Feature Store concepts

This section describes concepts to help you use Databricks Feature Store and feature tables.

Feature table

Features are organized as feature tables. Each table is backed by a Delta table and additional metadata.

A feature table must have a primary key. Features in a feature table are typically computed and updated using a common computation function.

Feature table metadata tracks the data sources from which a table was generated and the notebooks and jobs that created or wrote to the table.

Offline store

The offline feature store is used for feature discovery, model training, and batch inference. It contains feature tables materialized as Delta tables.

Streaming

In addition to batch writes, Databricks Feature Store supports streaming. You can write feature values to a feature table from a streaming source, and feature computation code can utilize Structured Streaming to transform raw data streams into features.

Training set

A training set consists of a list of features and a DataFrame containing raw training data, labels, and primary keys by which to look up features. You create the training set by specifying features to extract from Feature Store, and provide the training set as input during model training.
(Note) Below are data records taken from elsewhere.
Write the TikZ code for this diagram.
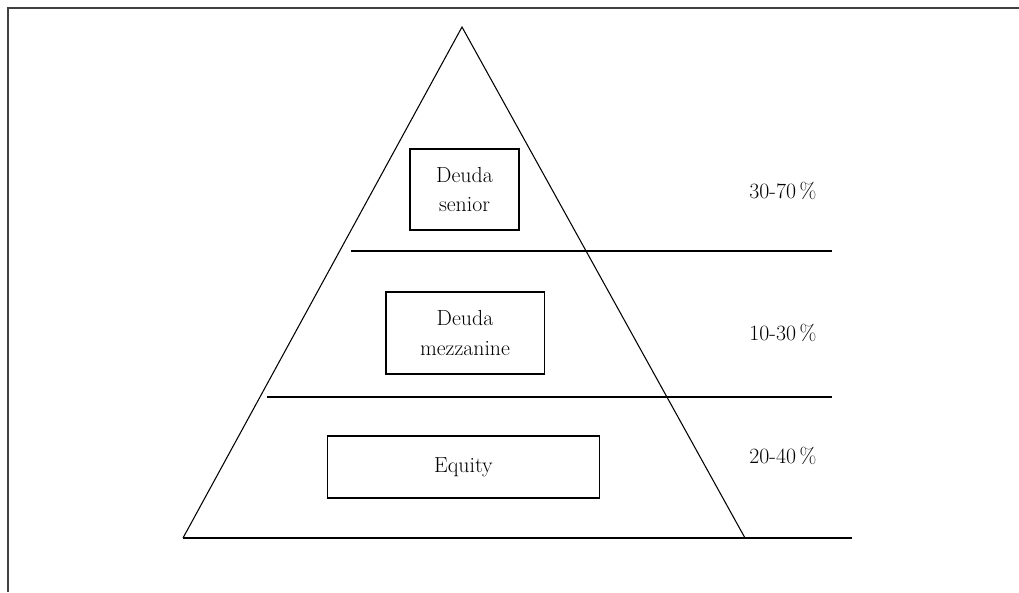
\documentclass[tikz,border=0pt]{standalone}
\usepackage{tikz}

\tikzset{
  layer/.style={draw,align=center,inner sep=0pt,font=\fontsize{15.5}{21}\selectfont},
  share/.style={font=\fontsize{15.5}{18}\selectfont},
}

\begin{document}
\begin{tikzpicture}[x=0.025cm,y=-0.025cm,line width=0.75pt]
\useasboundingbox (0,0) rectangle (1019,592);
% frame
\draw[line width=1.2pt,black!75] (8,592) -- (8,8) -- (1019,8);
% pyramid
\coordinate (apex) at (462,27);
\coordinate (bl) at (183,538);
\coordinate (br) at (745,538);
\draw (bl) -- (apex) -- (br);
\coordinate (base end) at (852,538);
\draw (bl) -- (base end);
\coordinate (cut1 l) at (351,251);
\coordinate (cut1 r) at (832,251);
\coordinate (cut2 l) at (267,397);
\coordinate (cut2 r) at (832,397);
\draw (cut1 l) -- (cut1 r);
\draw (cut2 l) -- (cut2 r);
% tranches
\node[layer,minimum width=2.725cm,minimum height=2.025cm] (senior) at (464.5,189.5) {Deuda\\senior};
\node[layer,minimum width=3.95cm,minimum height=2.05cm] (mezz) at (465,333) {Deuda\\mezzanine};
\node[layer,minimum width=6.775cm,minimum height=1.55cm] (equity) at (463.5,467) {Equity};
% shares
\node[share] (p senior) at (783,191) {30-70\,\%};
\node[share] (p mezz) at (783,333) {10-30\,\%};
\node[share] (p equity) at (783,456) {20-40\,\%};
\end{tikzpicture}
\end{document}
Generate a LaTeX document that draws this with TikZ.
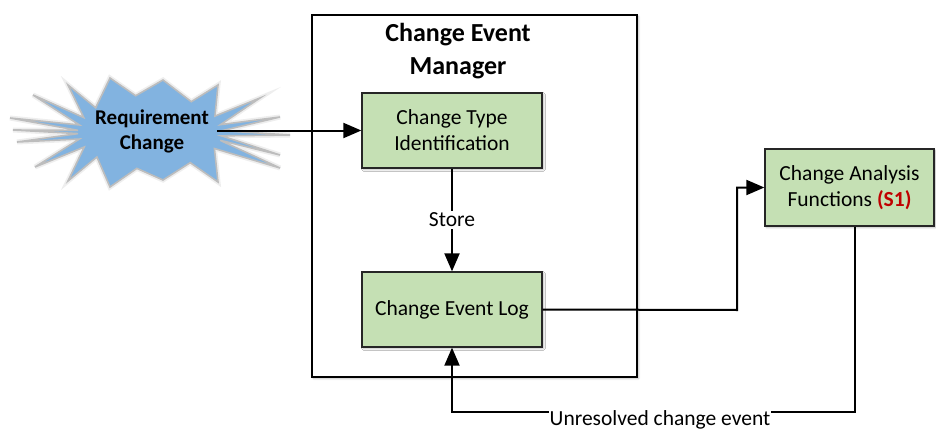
\documentclass[tikz,border=0pt]{standalone}
\usepackage{fontspec}
\setmainfont{Carlito}
\usetikzlibrary{arrows.meta,calc,shadows.blur}
\definecolor{boxgreen}{HTML}{C5E0B4}
\definecolor{burstblue}{HTML}{82B3E0}
\definecolor{burstedge}{HTML}{BDBDBD}
\definecolor{refred}{HTML}{C00000}
\tikzset{
  softshadow/.style={blur shadow={shadow xshift=1.5pt,shadow yshift=-1.5pt,shadow opacity=30,shadow blur steps=4}},
  procbox/.style={draw=black!85, line width=1.3pt, fill=boxgreen, align=center,
    font=\fontsize{21.5}{26}\selectfont, softshadow},
  flow/.style={line width=2pt, -{Triangle[length=18pt,width=15pt]}},
  lbl/.style={fill=white, font=\fontsize{21.5}{26}\selectfont, inner xsep=1pt, inner ysep=2pt},
  burst/.style={fill=burstblue, draw=burstedge, line width=1.6pt, line join=miter},
}
\begin{document}
\begin{tikzpicture}[x=1pt,y=-1pt]
\useasboundingbox (0,0) rectangle (936,433);

% manager frame
\node[draw=black, line width=1.4pt, fill=white, minimum width=325pt, minimum height=362pt,
      softshadow] (mgr) at (474.5,196) {};
\node[align=center, font=\fontsize{26}{33}\selectfont\bfseries] (mgrtitle) at (458,51)
  {Change Event\\Manager};

% starburst for the incoming change: spikes alternate with points on an inner ellipse
\coordinate (sc) at (150,132);
\def\rxy{72 and -37}
\def\burstpath{(110,78) -- ($(sc)+(101.5:\rxy)$) -- (163,80) -- ($(sc)+(55:\rxy)$)
  -- (218,85) -- ($(sc)+(25.5:\rxy)$) -- (260,98) -- ($(sc)+(11.5:\rxy)$)
  -- (280,117) -- ($(sc)+(2:\rxy)$) -- (290,135) -- ($(sc)+(-6:\rxy)$)
  -- (280,155) -- ($(sc)+(-13:\rxy)$) -- (280,168) -- ($(sc)+(-26.5:\rxy)$)
  -- (218,182) -- ($(sc)+(-56:\rxy)$) -- (163,180) -- ($(sc)+(-100.5:\rxy)$)
  -- (110,187) -- ($(sc)+(-137.5:\rxy)$) -- (68,181) -- ($(sc)+(-156:\rxy)$)
  -- (35,167) -- ($(sc)+(-169:\rxy)$) -- (17,142) -- ($(sc)+(-177.5:\rxy)$)
  -- (13,130) -- ($(sc)+(177.5:\rxy)$) -- (10,118) -- ($(sc)+(169:\rxy)$)
  -- (33,95) -- ($(sc)+(157:\rxy)$) -- (68,85) -- ($(sc)+(139:\rxy)$) -- cycle}
\draw[draw=burstedge, line width=5pt, opacity=0.25, line join=miter] \burstpath;
\draw[burst] \burstpath;
\node[align=center, font=\fontsize{21}{25}\selectfont\bfseries, inner xsep=8pt] (rc) at (152,131)
  {Requirement\\Change};

% process boxes
\node[procbox, minimum width=180pt, minimum height=75pt] (b1) at (452,130.5)
  {Change Type\\Identification};
\node[procbox, minimum width=180pt, minimum height=75pt] (b2) at (452,309.5)
  {Change Event Log};
\node[procbox, minimum width=169pt, minimum height=77pt] (b3) at (849.5,187.5)
  {Change Analysis\\Functions \textcolor{refred}{\bfseries(S1)}};

% connectors
\coordinate (jog) at (737,310);
\coordinate (ret) at (855,412);
\draw[flow] (rc.east |- b1.west) -- (b1.west);
\draw[flow] (b1) -- (b2) node[lbl, midway] (store) {Store};
\draw[flow] (b2.east) -- (jog) |- (b3.west);
\draw[flow] (b3.south -| ret) -- (ret) -| (b2.south);
\node[lbl] (unres) at (660,420) {Unresolved change event};
\end{tikzpicture}
\end{document}
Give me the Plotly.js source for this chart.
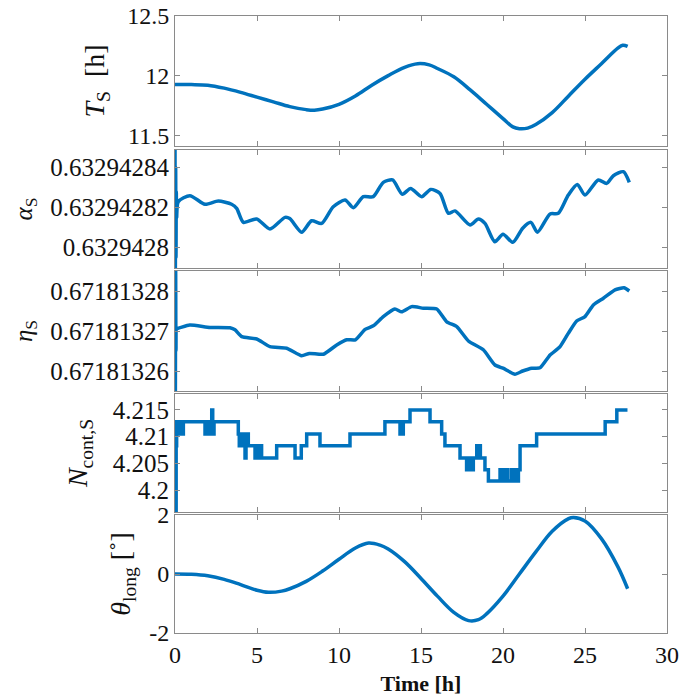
<!DOCTYPE html>
<html>
<head>
<meta charset="utf-8">
<script src="https://cdn.plot.ly/plotly-3.0.1.min.js"></script>
<style>html,body{margin:0;padding:0;background:#fff;}#chart{width:694px;height:700px;}</style>
</head>
<body>
<div id="chart"></div>
<script>
// ---- Panel 1: T_S [h]
const tT = [0, 1, 2, 3, 4, 5, 6, 7, 8, 8.5, 9, 10, 11, 12, 13, 14, 14.8, 15.5, 16, 17, 18, 19, 20, 20.6, 21, 21.5, 22, 23, 24, 25, 26, 27, 27.3, 27.6];
const Ts = [11.925, 11.925, 11.92, 11.895, 11.86, 11.82, 11.78, 11.74, 11.715, 11.71, 11.72, 11.76, 11.83, 11.92, 12.0, 12.07, 12.1, 12.09, 12.06, 11.99, 11.88, 11.76, 11.64, 11.57, 11.555, 11.56, 11.59, 11.69, 11.83, 11.97, 12.1, 12.23, 12.255, 12.245];

// ---- Panel 2: alpha_S
const tA = [0, 0.02, 0.04, 0.06, 0.08, 0.1, 0.2, 0.91, 1.83, 2.64, 3.45, 3.76, 4.17, 4.98, 5.79, 6.71, 7.0, 7.72, 8.33, 8.94, 9.65, 10.37, 10.87, 11.48, 12.09, 12.7, 13.27, 13.86, 14.37, 15.04, 15.59, 16.16, 16.67, 17.07, 17.99, 18.5, 18.9, 19.5, 20.0, 20.6, 21.2, 21.7, 22.1, 22.87, 23.37, 23.98, 24.53, 25.0, 25.81, 26.32, 26.73, 27.34, 27.7];
const alphaS = [0.632942855, 0.632942785, 0.63294284, 0.632942795, 0.632942828, 0.632942815, 0.6329428229, 0.6329428259, 0.6329428216, 0.6329428232, 0.6329428216, 0.6329428196, 0.6329428126, 0.6329428143, 0.6329428093, 0.6329428151, 0.6329428145, 0.6329428077, 0.6329428134, 0.6329428121, 0.6329428204, 0.6329428237, 0.6329428199, 0.6329428254, 0.6329428254, 0.6329428325, 0.6329428337, 0.6329428266, 0.6329428295, 0.6329428254, 0.632942829, 0.632942827, 0.6329428171, 0.6329428183, 0.6329428113, 0.6329428143, 0.6329428121, 0.632942803, 0.6329428067, 0.6329428027, 0.6329428097, 0.6329428126, 0.6329428077, 0.6329428168, 0.6329428171, 0.6329428262, 0.6329428315, 0.6329428262, 0.6329428337, 0.632942832, 0.6329428358, 0.6329428378, 0.6329428325];

// ---- Panel 3: eta_S
const tE = [0, 0.02, 0.04, 0.06, 0.1, 0.2, 0.9, 2.13, 3.35, 3.66, 4.07, 4.98, 5.79, 6.81, 7.72, 8.2, 9.05, 9.86, 10.47, 11.0, 11.59, 12.09, 12.7, 13.41, 13.82, 14.43, 15.14, 15.96, 16.57, 17.18, 17.89, 18.8, 19.51, 20.0, 20.73, 21.2, 21.75, 22.26, 22.87, 23.48, 23.98, 24.49, 25.0, 25.51, 26.12, 26.83, 27.38, 27.7];
const etaS = [0.67181329, 0.67181325, 0.671813286, 0.671813265, 0.6718132707, 0.6718132707, 0.6718132715, 0.6718132709, 0.6718132708, 0.6718132703, 0.6718132686, 0.671813268, 0.6718132661, 0.6718132657, 0.6718132638, 0.6718132644, 0.6718132642, 0.6718132665, 0.6718132678, 0.6718132678, 0.6718132704, 0.6718132713, 0.6718132736, 0.6718132755, 0.6718132748, 0.6718132761, 0.6718132757, 0.6718132755, 0.6718132723, 0.6718132711, 0.6718132675, 0.6718132653, 0.6718132615, 0.6718132607, 0.6718132592, 0.67181326, 0.6718132607, 0.6718132608, 0.671813264, 0.6718132661, 0.6718132694, 0.6718132725, 0.6718132736, 0.6718132765, 0.6718132782, 0.6718132803, 0.6718132808, 0.67181328];

// ---- Panel 4: N_cont,S (step)
const tN = [0, 0.06, 0.07, 0.1, 0.15, 0.2, 0.3, 0.4, 0.45, 0.51, 1.83, 1.9, 1.97, 2.05, 2.1, 2.2, 2.24, 2.3, 2.38, 3.86, 3.92, 3.98, 4.05, 4.12, 4.2, 4.27, 4.33, 4.4, 4.47, 4.88, 4.95, 5.05, 5.15, 5.28, 6.2, 7.32, 7.7, 8.03, 8.84, 10.67, 12.8, 13.72, 13.92, 14.33, 15.55, 16.26, 16.46, 17.38, 17.78, 17.85, 17.92, 18.0, 18.1, 18.19, 18.4, 18.47, 18.55, 18.62, 18.7, 18.9, 19.11, 19.82, 19.9, 20.0, 20.1, 20.2, 20.3, 20.53, 20.6, 20.7, 20.8, 20.94, 21.04, 22.05, 26.23, 26.94, 27.59];
const Ncont = [4.19, 4.19, 4.2083, 4.2128, 4.2105, 4.2128, 4.2105, 4.2128, 4.2105, 4.2128, 4.2105, 4.2128, 4.2105, 4.2128, 4.2105, 4.2128, 4.215, 4.2105, 4.2128, 4.2105, 4.2083, 4.2105, 4.2083, 4.2105, 4.2083, 4.206, 4.2083, 4.2105, 4.2083, 4.206, 4.2083, 4.206, 4.2083, 4.206, 4.2083, 4.206, 4.2083, 4.2105, 4.2083, 4.2105, 4.2128, 4.2105, 4.2128, 4.215, 4.2128, 4.2105, 4.2083, 4.206, 4.2038, 4.206, 4.2038, 4.206, 4.2038, 4.206, 4.2083, 4.206, 4.2083, 4.206, 4.206, 4.2038, 4.2017, 4.2038, 4.2017, 4.2038, 4.2017, 4.2038, 4.2017, 4.2038, 4.2017, 4.2038, 4.2017, 4.2038, 4.2083, 4.2105, 4.2128, 4.215, 4.215];

// ---- Panel 5: theta_long [deg]
const tTh = [0, 1, 2, 3, 4, 5, 5.7, 6.5, 7, 8, 9, 10, 11, 11.8, 12.5, 13, 14, 15, 16, 17, 17.9, 18.5, 19, 20, 21, 22, 23, 24, 24.3, 25, 26, 27, 27.6];
const theta = [0, -0.01, -0.06, -0.18, -0.36, -0.55, -0.62, -0.58, -0.5, -0.25, 0.1, 0.5, 0.88, 1.05, 0.98, 0.85, 0.42, -0.15, -0.75, -1.3, -1.58, -1.55, -1.35, -0.75, 0.0, 0.75, 1.45, 1.88, 1.92, 1.8, 1.2, 0.25, -0.5];

// ---- tick labels
const xTicks = [0, 5, 10, 15, 20, 25, 30];
const xTickText = ['0', '5', '10', '15', '20', '25', '30'];
const y1Ticks = [11.5, 12, 12.5], y1Text = ['11.5', '12', '12.5'];
const y2Ticks = [0.6329428, 0.63294282, 0.63294284], y2Text = ['0.6329428', '0.63294282', '0.63294284'];
const y3Ticks = [0.67181326, 0.67181327, 0.67181328], y3Text = ['0.67181326', '0.67181327', '0.67181328'];
const y4Ticks = [4.2, 4.205, 4.21, 4.215], y4Text = ['4.2', '4.205', '4.21', '4.215'];
const y5Ticks = [-2, 0, 2], y5Text = ['-2', '0', '2'];

const BLUE = '#0072BD';
const FRAME = '#8a8a8a';
const FONT = 'Liberation Serif';

function tr(x, y, n, shape, sm) {
  const line = {color: BLUE, width: 3.5, shape: shape || 'linear'};
  if (shape === 'spline') line.smoothing = sm || 1;
  return {x: x, y: y, type: 'scatter', mode: 'lines', xaxis: 'x' + (n === 1 ? '' : n), yaxis: 'y' + (n === 1 ? '' : n),
    line: line, hoverinfo: 'skip', showlegend: false};
}
const data = [
  tr(tT, Ts, 1, 'spline'),
  tr(tA, alphaS, 2, 'spline', 0.7),
  tr(tE, etaS, 3, 'spline', 0.5),
  tr(tN, Ncont, 4, 'hv'),
  tr(tTh, theta, 5, 'spline')
];

function xax(n, show) {
  return {domain: [0, 1], range: [0, 30], anchor: 'y' + (n === 1 ? '' : n), tickmode: 'array', tickvals: xTicks, ticktext: xTickText,
    showticklabels: show, ticks: 'inside', ticklen: 5, tickcolor: FRAME, showline: true, linecolor: FRAME, linewidth: 1,
    mirror: 'ticks', showgrid: false, zeroline: false, tickfont: {family: FONT, size: 24, color: '#111'},
    title: show ? {text: '<b>Time [h]</b>', font: {family: FONT, size: 22, color: '#111'}, standoff: 8} : {text: ''}};
}
function yax(n, dom, range, tv, tt, title, tsize, standoff, fsize) {
  return {domain: dom, range: range, anchor: 'x' + (n === 1 ? '' : n), tickmode: 'array', tickvals: tv, ticktext: tt,
    ticks: 'inside', ticklen: 5, tickcolor: FRAME, showline: true, linecolor: FRAME, linewidth: 1, mirror: 'ticks',
    showgrid: false, zeroline: false, tickfont: {family: FONT, size: fsize, color: '#111'},
    title: {text: title, font: {family: FONT, size: tsize, color: '#111'}, standoff: standoff}};
}
const layout = {
  width: 694, height: 700,
  margin: {l: 175, r: 27, t: 16, b: 67},
  paper_bgcolor: '#fff', plot_bgcolor: '#fff',
  font: {family: FONT, size: 24, color: '#111'},
  xaxis: xax(1, false), xaxis2: xax(2, false), xaxis3: xax(3, false), xaxis4: xax(4, false), xaxis5: xax(5, true),
  yaxis: yax(1, [0.7893, 1.0], [11.41, 12.5], y1Ticks, y1Text, '<i>T</i><sub>S</sub>  [h]', 28, 14, 24),
  yaxis2: yax(2, [0.5916, 0.7828], [0.6329427899, 0.6329428486], y2Ticks, y2Text, '<i>α</i><sub>S</sub>', 25, 10, 25),
  yaxis3: yax(3, [0.3922, 0.5867], [0.671813255, 0.671813285], y3Ticks, y3Text, '<i>η</i><sub>S</sub>', 25, 10, 25),
  yaxis4: yax(4, [0.1961, 0.3874], [4.1959, 4.218], y4Ticks, y4Text, '<i>N</i><sub>cont,S</sub>', 28, 16, 25),
  yaxis5: yax(5, [0, 0.1912], [-2, 2], y5Ticks, y5Text, '<i>θ</i><sub>long</sub> [˚]', 28, 10, 24)
};
Plotly.newPlot('chart', data, layout, {staticPlot: true, displayModeBar: false});
</script>
</body>
</html>
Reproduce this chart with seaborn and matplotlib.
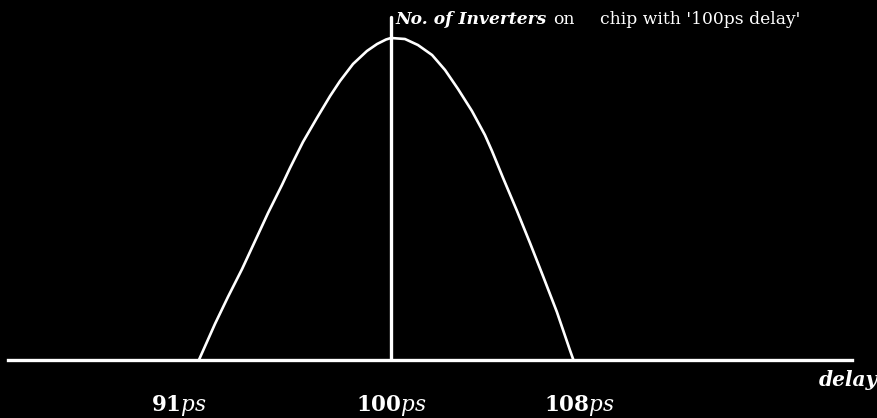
import numpy as np
import pandas as pd
import matplotlib.pyplot as plt
import seaborn as sns

# delay (ps) vs number of inverters
delay_ps = [91.86, 92.54, 93.09, 93.69, 94.24, 94.79, 95.38, 95.72, 96.27, 96.86,
            97.42, 97.84, 98.39, 98.98, 99.41, 99.79, 100.00,
            100.59, 101.14, 101.74, 102.29, 102.84, 103.43, 103.98, 104.28,
            104.75, 105.34, 105.89, 106.44, 107.03, 107.58, 107.73]
inverters = [0, 36, 63, 91, 119, 147, 175, 192, 218, 242,
             264, 279, 296, 309, 316, 320.5, 322,
             321, 315, 305, 290, 271, 249, 225, 209,
             182, 149, 117, 84, 48, 10, 0]
tick_vals = [91, 100, 108]
tick_labels = [r"$\mathbf{91}\mathit{ps}$", r"$\mathbf{100}\mathit{ps}$", r"$\mathbf{108}\mathit{ps}$"]

df = pd.DataFrame({"delay": delay_ps, "count": inverters})

sns.set_theme(style="dark")
plt.rcParams["mathtext.fontset"] = "dejavuserif"
plt.rcParams["font.family"] = ["DejaVu Serif"]

W, H = 878, 418
fig = plt.figure(figsize=(W / 100, H / 100), dpi=100, facecolor="black")
ax = fig.add_axes([8 / W, 58 / H, (852 - 8) / W, 1 - 58 / H])
ax.set_facecolor("black")

sns.lineplot(data=df, x="delay", y="count", ax=ax, color="white", lw=1.9, sort=False)
ax.axvline(100, ymin=0, ymax=(360 - 17) / 360, color="white", lw=2.4)

ax.set_xlim(100 - 383 / 23.6, 100 + 461 / 23.6)
ax.set_ylim(0, 360)
for s in ["top", "right", "left"]:
    ax.spines[s].set_visible(False)
ax.spines["bottom"].set_color("white")
ax.spines["bottom"].set_linewidth(2.4)
ax.set_yticks([])
ax.set_xticks(tick_vals)
ax.set_xticklabels(tick_labels, color="white", fontsize=15.5)
ax.tick_params(axis="x", length=0, pad=24)
ax.set_xlabel("")
ax.set_ylabel("")
ax.grid(False)

fig.text(819 / W, 1 - 380 / H, "delay", color="white", fontsize=14.5,
         fontweight="bold", fontstyle="italic", ha="left", va="center")

ty = 1 - 19 / H
fig.text(395 / W, ty, "No. of Inverters", color="white", fontsize=12.3,
         fontweight="bold", fontstyle="italic", ha="left", va="center")
fig.text(553 / W, ty, "on", color="white", fontsize=12.3, ha="left", va="center")
fig.text(600 / W, ty, "chip with '100ps delay'", color="white", fontsize=12.3,
         ha="left", va="center")

fig.savefig("out.png", dpi=100, facecolor="black")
See Create a training dataset for an example of how to create and use a training set.

Model packaging

A machine learning model trained using features from Databricks Feature Store retains references to these features. At inference time, the model can optionally retrieve feature values from Feature Store. The caller only needs to provide the primary key of the features used in the model (for example, user_id), and the model retrieves all required feature values from Feature Store.

In batch inference, feature values are retrieved from the offline store and joined with new data prior to scoring. Real-time inference is not supported.

To package a model with feature metadata, use FeatureStoreClient.log_model().